** TASK **
The listing below should be printed exactly, every line of it. Skip the pictures.

── GIVEN DATA ──

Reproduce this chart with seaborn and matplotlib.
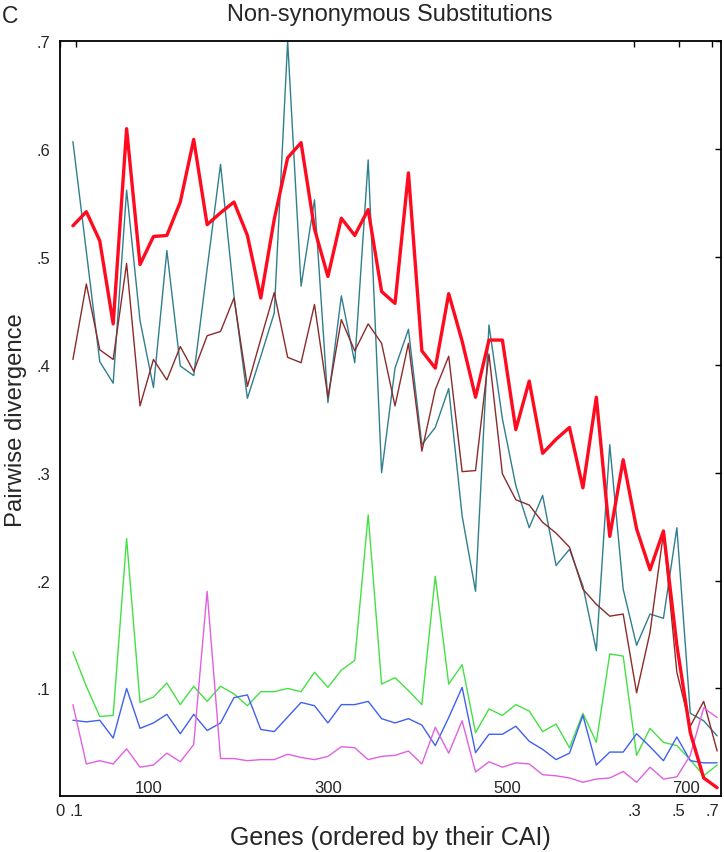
import matplotlib
matplotlib.use("Agg")
import matplotlib.pyplot as plt
import seaborn as sns
import pandas as pd

# ---- data -------------------------------------------------------------
gene_bin = list(range(15, 736, 15))          # gene-rank bins (x positions)

red = [0.529, 0.542, 0.515, 0.438, 0.619, 0.493, 0.519, 0.520, 0.551, 0.609,
       0.530, 0.541, 0.551, 0.520, 0.462, 0.535, 0.592, 0.606, 0.526, 0.482,
       0.536, 0.520, 0.544, 0.468, 0.457, 0.578, 0.413, 0.397, 0.466, 0.422,
       0.370, 0.423, 0.423, 0.340, 0.385, 0.318, 0.331, 0.342, 0.286, 0.370,
       0.241, 0.312, 0.248, 0.210, 0.246, 0.140, 0.059, 0.017, 0.008]
teal = [0.607, 0.505, 0.403, 0.383, 0.562, 0.441, 0.379, 0.506, 0.399, 0.390,
        0.489, 0.586, 0.464, 0.369, 0.408, 0.448, 0.700, 0.473, 0.553, 0.365,
        0.464, 0.402, 0.590, 0.300, 0.397, 0.433, 0.326, 0.342, 0.378, 0.260,
        0.190, 0.437, 0.350, 0.288, 0.249, 0.279, 0.214, 0.229, 0.195, 0.135,
        0.326, 0.192, 0.140, 0.169, 0.165, 0.249, 0.077, 0.070, 0.056]
brown = [0.405, 0.475, 0.414, 0.405, 0.494, 0.362, 0.405, 0.386, 0.417, 0.394,
         0.427, 0.431, 0.462, 0.380, 0.424, 0.467, 0.407, 0.402, 0.456, 0.370,
         0.442, 0.413, 0.438, 0.420, 0.362, 0.420, 0.320, 0.377, 0.408, 0.301,
         0.302, 0.410, 0.299, 0.275, 0.270, 0.254, 0.244, 0.231, 0.192, 0.178,
         0.167, 0.169, 0.096, 0.152, 0.244, 0.115, 0.065, 0.088, 0.042]
green = [0.134, 0.102, 0.074, 0.075, 0.239, 0.087, 0.092, 0.105, 0.085, 0.102,
         0.088, 0.102, 0.095, 0.084, 0.097, 0.097, 0.100, 0.097, 0.115, 0.101,
         0.117, 0.126, 0.261, 0.104, 0.110, 0.098, 0.085, 0.204, 0.104, 0.122,
         0.059, 0.081, 0.075, 0.085, 0.079, 0.060, 0.067, 0.045, 0.077, 0.050,
         0.132, 0.130, 0.038, 0.063, 0.050, 0.047, 0.034, 0.019, 0.029]
blue = [0.0705, 0.069, 0.0705, 0.054, 0.100, 0.063, 0.068, 0.076, 0.058, 0.076,
        0.061, 0.068, 0.0915, 0.094, 0.062, 0.060, 0.0735, 0.087, 0.084, 0.068,
        0.085, 0.085, 0.088, 0.072, 0.068, 0.072, 0.066, 0.047, 0.073, 0.101,
        0.0405, 0.0575, 0.0575, 0.065, 0.051, 0.0435, 0.034, 0.040, 0.075, 0.029,
        0.041, 0.041, 0.058, 0.046, 0.033, 0.055, 0.033, 0.031, 0.031]
magenta = [0.085, 0.030, 0.033, 0.030, 0.044, 0.027, 0.029, 0.040, 0.032, 0.048,
           0.190, 0.035, 0.035, 0.033, 0.034, 0.034, 0.039, 0.036, 0.034, 0.037,
           0.046, 0.045, 0.034, 0.037, 0.038, 0.042, 0.030, 0.064, 0.040, 0.070,
           0.0225, 0.032, 0.027, 0.031, 0.030, 0.020, 0.019, 0.017, 0.013, 0.016,
           0.017, 0.023, 0.013, 0.027, 0.016, 0.018, 0.038, 0.082, 0.073]

# CAI scale (bottom/top ticks) placed at gene-rank positions
cai_tick_pos = [0, 18.4, 642.3, 692.0, 729.5]
cai_tick_labels = ["0", ".1", ".3", ".5", ".7"]
gene_label_pos = [100, 300, 500, 700]
y_ticks = [0.1, 0.2, 0.3, 0.4, 0.5, 0.6, 0.7]
y_tick_labels = [".1", ".2", ".3", ".4", ".5", ".6", ".7"]

df = pd.DataFrame({"gene": gene_bin, "red": red, "teal": teal, "brown": brown,
                   "green": green, "blue": blue, "magenta": magenta})

# ---- styling ----------------------------------------------------------
sns.set_theme(style="white")
plt.rcParams["font.family"] = ["Liberation Sans", "DejaVu Sans"]

W, H = 724, 853
fig = plt.figure(figsize=(W / 100, H / 100), dpi=100)
L, R, T, B = 59.5, 720.7, 42.3, 797.3
ax = fig.add_axes([L / W, 1 - B / H, (R - L) / W, (B - T) / H])

series = [("teal", "#2f7f8e", 1.0), ("brown", "#8b2b2b", 1.0),
          ("green", "#45e045", 1.0), ("blue", "#4060ee", 1.0),
          ("magenta", "#e060e0", 1.0), ("red", "#ff0a1e", 2.4)]
for name, col, lw in series:
    sns.lineplot(data=df, x="gene", y=name, color=col, linewidth=lw, ax=ax)

ax.set_xlim(0, 739)
ax.set_ylim(0, 0.7)
ax.set_xticks(cai_tick_pos)
ax.set_xticklabels(cai_tick_labels)
ax.set_yticks(y_ticks)
ax.set_yticklabels(y_tick_labels)
ax.tick_params(axis="both", direction="in", length=4, width=1.0, color="black",
               labelsize=12, top=True, right=True, labeltop=False, labelright=False)
ax.tick_params(axis="y", pad=6.8)
ax.tick_params(axis="x", pad=4.5)
for s in ax.spines.values():
    s.set_color("black")
    s.set_linewidth(1.3)

for g in gene_label_pos:
    ax.text(g, 0.0055, str(g), transform=ax.get_xaxis_transform(),
            ha="center", va="baseline", fontsize=12)

ax.set_xlabel("Genes (ordered by their CAI)", fontsize=18)
ax.xaxis.set_label_coords(0.5, (B - 845) / (B - T))
ax.xaxis.label.set_verticalalignment("baseline")
ax.set_ylabel("Pairwise divergence", fontsize=17.2)
ax.yaxis.set_label_coords((27.5 - L) / (R - L), 0.5)

ax.set_title("Non-synonymous Substitutions", fontsize=17, pad=15)
fig.text(1.5 / W, 1 - 23 / H, "C", fontsize=16.5, ha="left", va="baseline")

fig.savefig("out.png", dpi=100)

───

** FULL SOLUTION **
Reproduce this chart with seaborn and matplotlib.
import matplotlib
matplotlib.use("Agg")
import matplotlib.pyplot as plt
import seaborn as sns
import pandas as pd

# ---- data -------------------------------------------------------------
gene_bin = list(range(15, 736, 15))          # gene-rank bins (x positions)

red = [0.529, 0.542, 0.515, 0.438, 0.619, 0.493, 0.519, 0.520, 0.551, 0.609,
       0.530, 0.541, 0.551, 0.520, 0.462, 0.535, 0.592, 0.606, 0.526, 0.482,
       0.536, 0.520, 0.544, 0.468, 0.457, 0.578, 0.413, 0.397, 0.466, 0.422,
       0.370, 0.423, 0.423, 0.340, 0.385, 0.318, 0.331, 0.342, 0.286, 0.370,
       0.241, 0.312, 0.248, 0.210, 0.246, 0.140, 0.059, 0.017, 0.008]
teal = [0.607, 0.505, 0.403, 0.383, 0.562, 0.441, 0.379, 0.506, 0.399, 0.390,
        0.489, 0.586, 0.464, 0.369, 0.408, 0.448, 0.700, 0.473, 0.553, 0.365,
        0.464, 0.402, 0.590, 0.300, 0.397, 0.433, 0.326, 0.342, 0.378, 0.260,
        0.190, 0.437, 0.350, 0.288, 0.249, 0.279, 0.214, 0.229, 0.195, 0.135,
        0.326, 0.192, 0.140, 0.169, 0.165, 0.249, 0.077, 0.070, 0.056]
brown = [0.405, 0.475, 0.414, 0.405, 0.494, 0.362, 0.405, 0.386, 0.417, 0.394,
         0.427, 0.431, 0.462, 0.380, 0.424, 0.467, 0.407, 0.402, 0.456, 0.370,
         0.442, 0.413, 0.438, 0.420, 0.362, 0.420, 0.320, 0.377, 0.408, 0.301,
         0.302, 0.410, 0.299, 0.275, 0.270, 0.254, 0.244, 0.231, 0.192, 0.178,
         0.167, 0.169, 0.096, 0.152, 0.244, 0.115, 0.065, 0.088, 0.042]
green = [0.134, 0.102, 0.074, 0.075, 0.239, 0.087, 0.092, 0.105, 0.085, 0.102,
         0.088, 0.102, 0.095, 0.084, 0.097, 0.097, 0.100, 0.097, 0.115, 0.101,
         0.117, 0.126, 0.261, 0.104, 0.110, 0.098, 0.085, 0.204, 0.104, 0.122,
         0.059, 0.081, 0.075, 0.085, 0.079, 0.060, 0.067, 0.045, 0.077, 0.050,
         0.132, 0.130, 0.038, 0.063, 0.050, 0.047, 0.034, 0.019, 0.029]
blue = [0.0705, 0.069, 0.0705, 0.054, 0.100, 0.063, 0.068, 0.076, 0.058, 0.076,
        0.061, 0.068, 0.0915, 0.094, 0.062, 0.060, 0.0735, 0.087, 0.084, 0.068,
        0.085, 0.085, 0.088, 0.072, 0.068, 0.072, 0.066, 0.047, 0.073, 0.101,
        0.0405, 0.0575, 0.0575, 0.065, 0.051, 0.0435, 0.034, 0.040, 0.075, 0.029,
        0.041, 0.041, 0.058, 0.046, 0.033, 0.055, 0.033, 0.031, 0.031]
magenta = [0.085, 0.030, 0.033, 0.030, 0.044, 0.027, 0.029, 0.040, 0.032, 0.048,
           0.190, 0.035, 0.035, 0.033, 0.034, 0.034, 0.039, 0.036, 0.034, 0.037,
           0.046, 0.045, 0.034, 0.037, 0.038, 0.042, 0.030, 0.064, 0.040, 0.070,
           0.0225, 0.032, 0.027, 0.031, 0.030, 0.020, 0.019, 0.017, 0.013, 0.016,
           0.017, 0.023, 0.013, 0.027, 0.016, 0.018, 0.038, 0.082, 0.073]

# CAI scale (bottom/top ticks) placed at gene-rank positions
cai_tick_pos = [0, 18.4, 642.3, 692.0, 729.5]
cai_tick_labels = ["0", ".1", ".3", ".5", ".7"]
gene_label_pos = [100, 300, 500, 700]
y_ticks = [0.1, 0.2, 0.3, 0.4, 0.5, 0.6, 0.7]
y_tick_labels = [".1", ".2", ".3", ".4", ".5", ".6", ".7"]

df = pd.DataFrame({"gene": gene_bin, "red": red, "teal": teal, "brown": brown,
                   "green": green, "blue": blue, "magenta": magenta})

# ---- styling ----------------------------------------------------------
sns.set_theme(style="white")
plt.rcParams["font.family"] = ["Liberation Sans", "DejaVu Sans"]

W, H = 724, 853
fig = plt.figure(figsize=(W / 100, H / 100), dpi=100)
L, R, T, B = 59.5, 720.7, 42.3, 797.3
ax = fig.add_axes([L / W, 1 - B / H, (R - L) / W, (B - T) / H])

series = [("teal", "#2f7f8e", 1.0), ("brown", "#8b2b2b", 1.0),
          ("green", "#45e045", 1.0), ("blue", "#4060ee", 1.0),
          ("magenta", "#e060e0", 1.0), ("red", "#ff0a1e", 2.4)]
for name, col, lw in series:
    sns.lineplot(data=df, x="gene", y=name, color=col, linewidth=lw, ax=ax)

ax.set_xlim(0, 739)
ax.set_ylim(0, 0.7)
ax.set_xticks(cai_tick_pos)
ax.set_xticklabels(cai_tick_labels)
ax.set_yticks(y_ticks)
ax.set_yticklabels(y_tick_labels)
ax.tick_params(axis="both", direction="in", length=4, width=1.0, color="black",
               labelsize=12, top=True, right=True, labeltop=False, labelright=False)
ax.tick_params(axis="y", pad=6.8)
ax.tick_params(axis="x", pad=4.5)
for s in ax.spines.values():
    s.set_color("black")
    s.set_linewidth(1.3)

for g in gene_label_pos:
    ax.text(g, 0.0055, str(g), transform=ax.get_xaxis_transform(),
            ha="center", va="baseline", fontsize=12)

ax.set_xlabel("Genes (ordered by their CAI)", fontsize=18)
ax.xaxis.set_label_coords(0.5, (B - 845) / (B - T))
ax.xaxis.label.set_verticalalignment("baseline")
ax.set_ylabel("Pairwise divergence", fontsize=17.2)
ax.yaxis.set_label_coords((27.5 - L) / (R - L), 0.5)

ax.set_title("Non-synonymous Substitutions", fontsize=17, pad=15)
fig.text(1.5 / W, 1 - 23 / H, "C", fontsize=16.5, ha="left", va="baseline")

fig.savefig("out.png", dpi=100)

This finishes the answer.